[Code that draws figures]
◇ ◇ ◇ ◇ ◇ ◇ ◇

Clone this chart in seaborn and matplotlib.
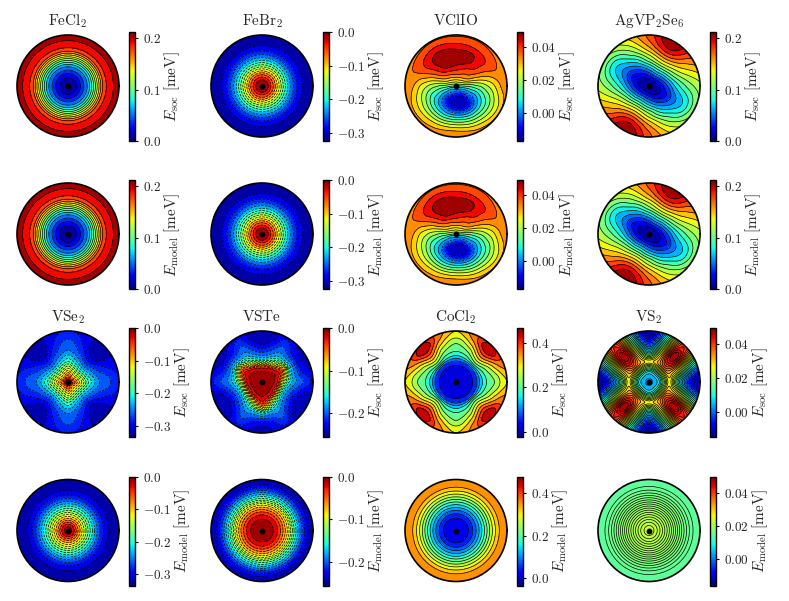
import numpy as np
import matplotlib
matplotlib.use('Agg')
import matplotlib.pyplot as plt
import seaborn as sns
from matplotlib.cm import ScalarMappable
from matplotlib.colors import Normalize

sns.set_style('white')
plt.rcParams['mathtext.fontset'] = 'cm'
plt.rcParams['font.family'] = ['cmr10', 'DejaVu Sans']
plt.rcParams['axes.formatter.use_mathtext'] = True
plt.rcParams['axes.unicode_minus'] = False

radii = np.linspace(0, 1, 11)

# one radial profile each for the round maps
fecl2 = [0, .006, .02, .04, .063, .098, .138, .175, .189, .199, .212]
febr2 = [0, -.015, -.055, -.11, -.165, -.215, -.255, -.285, -.305, -.32, -.325]
vse2_model = [0, -.03, -.08, -.13, -.18, -.225, -.265, -.295, -.315, -.328, -.333]
vste_model = [0, -.005, -.012, -.028, -.055, -.09, -.135, -.175, -.21, -.235, -.25]
cocl2_model = [0, .005, .02, .05, .095, .15, .21, .27, .32, .355, .37]
vs2_model = [.0232, .0227, .0219, .0209, .0198, .0186, .0174, .0163, .0154, .0148, .0145]

# VClIO: rows are radii, columns phi = 0, 30, ... 330
vclio = [
    [.012, .012, .012, .012, .012, .012, .012, .012, .012, .012, .012, .012],
    [.012, .019, .023, .024, .023, .019, .013, .004, .001, -.002, .000, .004],
    [.013, .027, .032, .034, .032, .027, .015, .003, -.006, -.011, -.010, .000],
    [.014, .032, .037, .040, .039, .032, .016, .003, -.010, -.016, -.012, .000],
    [.016, .034, .041, .045, .045, .035, .018, .005, -.007, -.013, -.012, .000],
    [.018, .036, .045, .048, .048, .037, .020, .008, .000, -.005, -.006, .004],
    [.021, .037, .046, .049, .049, .039, .023, .013, .008, .006, .004, .009],
    [.024, .038, .045, .046, .047, .040, .026, .019, .016, .016, .013, .014],
    [.028, .038, .041, .042, .043, .039, .030, .024, .024, .025, .021, .020],
    [.032, .036, .038, .038, .039, .037, .033, .029, .030, .032, .028, .025],
    [.034, .034, .035, .035, .035, .034, .034, .033, .033, .035, .033, .031],
]

# AgVP2Se6: two-fold, columns phi = 0, 30, ... 150
agvp = [
    [0, 0, 0, 0, 0, 0],
    [.004, .008, .010, .008, .004, .002],
    [.016, .028, .035, .028, .015, .009],
    [.032, .052, .065, .052, .030, .020],
    [.050, .080, .095, .078, .048, .030],
    [.070, .105, .125, .105, .066, .045],
    [.085, .125, .150, .125, .083, .057],
    [.097, .140, .175, .145, .100, .067],
    [.107, .150, .195, .160, .113, .078],
    [.115, .158, .207, .170, .125, .095],
    [.122, .165, .212, .175, .135, .110],
]

# eight-fold patterns: phi = 0, 22.5 and 45 degrees
vse2_phi0 = [0, -.06, -.105, -.15, -.195, -.225, -.25, -.26, -.268, -.28, -.29]
vse2_phi22 = [0, -.07, -.125, -.175, -.22, -.25, -.272, -.285, -.295, -.3, -.305]
vse2_phi45 = [0, -.085, -.135, -.19, -.24, -.275, -.3, -.32, -.33, -.33, -.32]

cocl2_phi0 = [0, .002, .01, .03, .07, .14, .19, .215, .24, .28, .305]
cocl2_phi22 = [0, .002, .011, .03, .072, .16, .215, .26, .31, .35, .37]
cocl2_phi45 = [0, .002, .012, .03, .075, .2, .28, .35, .41, .455, .42]

vs2_phi0 = [.003, .004, .008, .018, .027, .018, .008, 0, -.007, -.012, -.014]
vs2_phi22 = [.003, .004, .009, .02, .03, .029, .026, .021, .016, .011, .008]
vs2_phi45 = [.003, .004, .01, .022, .034, .041, .046, .048, .046, .042, .04]

# VSTe: three-fold, phi = 30, 45, 60, 75, 90
vste_phi30 = [0, -.003, -.008, -.016, -.035, -.085, -.16, -.2, -.225, -.24, -.245]
vste_phi45 = [0, -.003, -.009, -.022, -.06, -.12, -.175, -.2, -.22, -.23, -.24]
vste_phi60 = [0, -.004, -.01, -.03, -.1, -.15, -.18, -.195, -.205, -.215, -.225]
vste_phi75 = [0, -.004, -.011, -.04, -.125, -.175, -.2, -.215, -.23, -.24, -.24]
vste_phi90 = [0, -.004, -.012, -.05, -.135, -.185, -.21, -.23, -.245, -.25, -.245]

names = ['FeCl_2', 'FeBr_2', 'VClIO', 'AgVP_2Se_6', 'VSe_2', 'VSTe', 'CoCl_2', 'VS_2']
# colorbar limits, one pair per panel, and ticks
soc_limits = [(0, .212), (-.325, 0), (-.0175, .0495), (0, .212),
              (-.335, 0), (-.255, 0), (-.022, .466), (-.015, .0495)]
model_limits = [(0, .212), (-.325, 0), (-.0175, .0495), (0, .212),
                (-.335, 0), (-.255, 0), (-.033, .48), (-.0157, .05)]
panel_ticks = [[0, .1, .2], [-.3, -.2, -.1, 0], [0, .02, .04], [0, .1, .2],
               [-.3, -.2, -.1, 0], [-.2, -.1, 0], [0, .2, .4], [0, .02, .04]]
tick_formats = ['%.1f', '%.1f', '%.2f', '%.1f', '%.1f', '%.1f', '%.1f', '%.2f']
soc_levels = [16, 16, 15, 16, 18, 18, 13, 26]
model_levels = [16, 16, 15, 16, 18, 18, 13, 19]


def eightfold(a, b, c):
    row = np.column_stack([a, b, c, b])
    return np.tile(row, 4)


def threefold(*cols):
    row = np.column_stack(list(cols) + list(cols[-2:0:-1]))
    return np.tile(row, 3)


soc_tables = [
    (fecl2, 0), (febr2, 0), (vclio, 0), (np.tile(agvp, 2), 0),
    (eightfold(vse2_phi0, vse2_phi22, vse2_phi45), 0),
    (threefold(vste_phi30, vste_phi45, vste_phi60, vste_phi75, vste_phi90), 30),
    (eightfold(cocl2_phi0, cocl2_phi22, cocl2_phi45), 0),
    (eightfold(vs2_phi0, vs2_phi22, vs2_phi45), 0),
]
model_tables = [
    (fecl2, 0), (febr2, 0), (vclio, 0), (np.tile(agvp, 2), 0),
    (vse2_model, 0), (vste_model, 0), (cocl2_model, 0), (vs2_model, 0),
]


def hermite(values, x, x_new):
    """Cubic Hermite resampling along axis 0"""
    slopes = np.gradient(values, x, axis=0)
    i = np.clip(np.searchsorted(x, x_new) - 1, 0, len(x) - 2)
    h = (x[i + 1] - x[i])[:, None]
    t = (x_new - x[i])[:, None] / h
    return ((2*t**3 - 3*t**2 + 1) * values[i] + (t**3 - 2*t**2 + t) * h * slopes[i]
            + (-2*t**3 + 3*t**2) * values[i + 1] + (t**3 - t**2) * h * slopes[i + 1])


def polar_field(table, start):
    """Fine phi, r and value arrays for one panel"""
    table = np.asarray(table, dtype=float)
    if table.ndim == 1:
        table = np.tile(table[:, None], 4)
    n = table.shape[1]
    step = 360.0 / n
    wrapped = np.hstack([table[:, -2:], table, table[:, :3]])
    phi = start + step * np.arange(-2, n + 3)
    phi_fine = np.linspace(start, start + 360, 361)
    by_phi = hermite(wrapped.T, phi, phi_fine)
    r_fine = np.linspace(0, 1, 201)
    field = hermite(by_phi.T, radii, r_fine)
    return np.radians(phi_fine), r_fine, field


W, H = 789, 601
col_x = [68, 262, 456, 649]
row_y = [86, 234, 382, 530.5]
bar_h = 109
radius = 51
cmap = plt.get_cmap('jet')

fig = plt.figure(figsize=(W / 100, H / 100), dpi=100)


def draw_panel(cx, cy, table, start, limits, n_levels, ticks, fmt, sub, title=None):
    ax = fig.add_axes([(cx - radius) / W, 1 - (cy + radius) / H, 2 * radius / W, 2 * radius / H],
                      projection='polar')
    phi, r, field = polar_field(table, start)
    norm = Normalize(*limits)
    levels = np.linspace(field.min(), field.max(), n_levels)
    ax.contourf(phi, r, field, levels=levels, cmap=cmap, norm=norm)
    ax.contour(phi, r, field, levels=levels, colors='k', linewidths=0.5)
    ax.plot(0, 0, 'o', color='k', ms=3.2)
    ax.set_ylim(0, 1)
    ax.set_xticks([])
    ax.set_yticks([])
    ax.grid(False)
    ax.spines['polar'].set_linewidth(1.2)
    ax.spines['polar'].set_color('k')
    if title:
        ax.set_title('$\\mathrm{%s}$' % title, fontsize=11, pad=7)

    cax = fig.add_axes([(cx + 61) / W, 1 - (cy + 55) / H, 6 / W, bar_h / H])
    cb = fig.colorbar(ScalarMappable(norm=norm, cmap=cmap), cax=cax)
    cb.set_ticks(ticks)
    cb.set_ticklabels(['$%s$' % (fmt % t) for t in ticks])
    cb.ax.tick_params(labelsize=9.5, length=2.5, width=0.8, pad=3, color='k')
    cb.outline.set_linewidth(1.0)
    cb.outline.set_edgecolor('k')
    cb.set_label('$E_{\\mathrm{%s}}\\ [\\mathrm{meV}]$' % sub, fontsize=11, labelpad=1)


for k in range(8):
    col = k % 4
    block = k // 4
    table, start = soc_tables[k]
    draw_panel(col_x[col], row_y[2 * block], table, start, soc_limits[k], soc_levels[k],
               panel_ticks[k], tick_formats[k], 'soc', title=names[k])
    table, start = model_tables[k]
    draw_panel(col_x[col], row_y[2 * block + 1], table, start, model_limits[k], model_levels[k],
               panel_ticks[k], tick_formats[k], 'model')

fig.savefig('out.png', dpi=100)
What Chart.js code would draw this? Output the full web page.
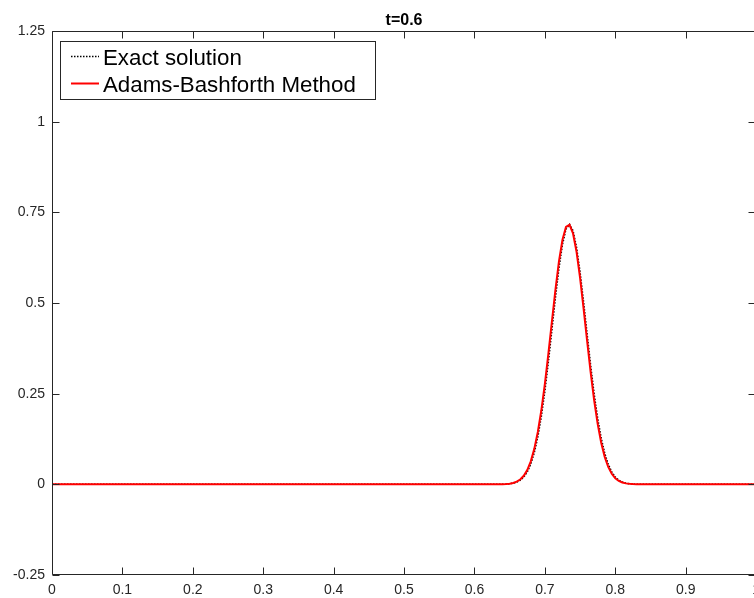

◇ ◇ ◇ ◇ ◇ ◇ ◇

[SET EXERCISE] Copy nothing past the line containing "radii = np.linspace(0, 1, 11)": reproduce every line from the start of the records up to it, skipping pictures.

[OUTPUT BELOW]
Clone this chart in seaborn and matplotlib.
import numpy as np
import matplotlib
matplotlib.use('Agg')
import matplotlib.pyplot as plt
import seaborn as sns
from matplotlib.cm import ScalarMappable
from matplotlib.colors import Normalize

sns.set_style('white')
plt.rcParams['mathtext.fontset'] = 'cm'
plt.rcParams['font.family'] = ['cmr10', 'DejaVu Sans']
plt.rcParams['axes.formatter.use_mathtext'] = True
plt.rcParams['axes.unicode_minus'] = False

radii = np.linspace(0, 1, 11)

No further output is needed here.